Dear Dr. Don,
I have a 5/1 interest-only, adjustable-rate mortgage that adjusts in May 2009. It adjusts based on an index on March 15, which I believe will be a rate of 3.5 percent for the next year.
I've been looking at refinancing since last September into a fixed rate. But our house value has been sliding, so it hasn't worked out. I believe I would now qualify for the 105-percent refinancing program.
My original purchase price was $690,000 with an original mortgage of $544,000. I also have an outstanding home equity line of credit balance of $50,000, but that cash is just sitting in my bank account. The current value of my home is probably around $530,000 based on an appraisal done a month ago -- but really who knows? I expect it to fall at least another 10 percent.

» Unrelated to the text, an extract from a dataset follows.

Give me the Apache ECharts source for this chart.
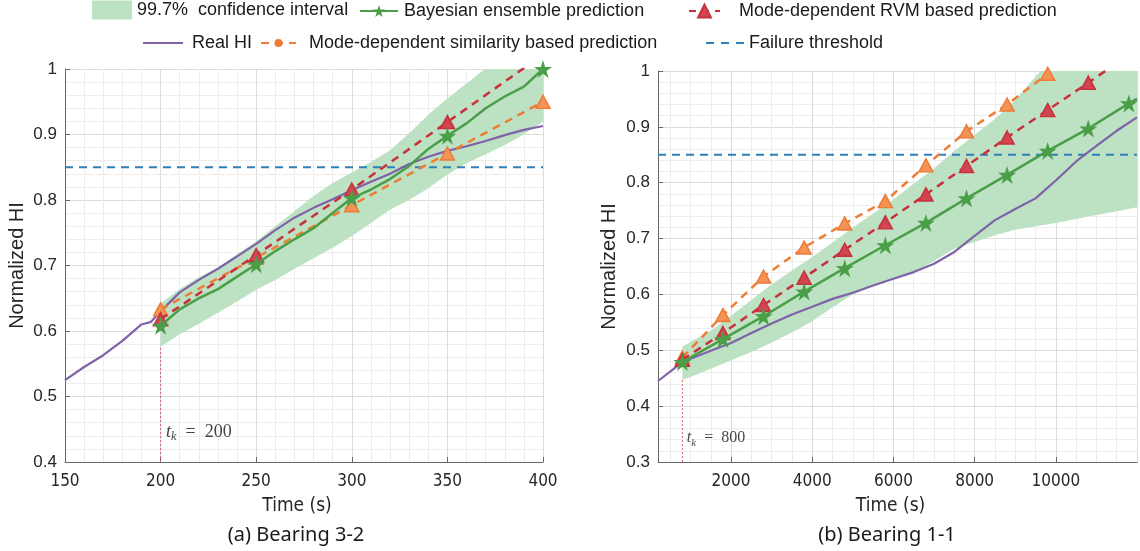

I am currently employed and expect no issues with my employment for the next two years.
If we had a choice, we would probably move in about five years. But I think it's unlikely with the value of the house now, so we'll be staying put. Should I go ahead and refinance under the new program? Or should I take advantage of the low rate for another year?
-- Matt Mortgage
Make sure you understand the terms of your existing mortgage before deciding to stay in that mortgage. The typical 5/1 interest-only ARM is recast at the first interest reset date to be a loan that amortizes over the remaining 25-year term of the mortgage with annual interest rate resets. Even with a low interest rate at first reset, you could see substantially higher mortgage payments because of the loan amortization.
The government has an interactive work sheet that will let you determine whether you are eligible for refinancing your "underwater" mortgage under the terms of the Home Affordable Refinance program. The site also lets homeowners check to see if they are eligible for a loan modification under the Home Affordable Modification program.
According to the FAQ page on that site, the program expires June 10, 2010. The refinance transaction must be closed and funded on or before that date. Taking advantage of the low rate on the reset in your current mortgage and waiting to take advantage of the program buys you -- at most -- a year of that lower rate.
You're also speculating on where interest rates will be a year from now, and whether your home will continue to decline in value. The mortgage program limits are 105 percent of the current market value of the property. You don't have much wiggle room in the appraisal to allow you the luxury of waiting a year.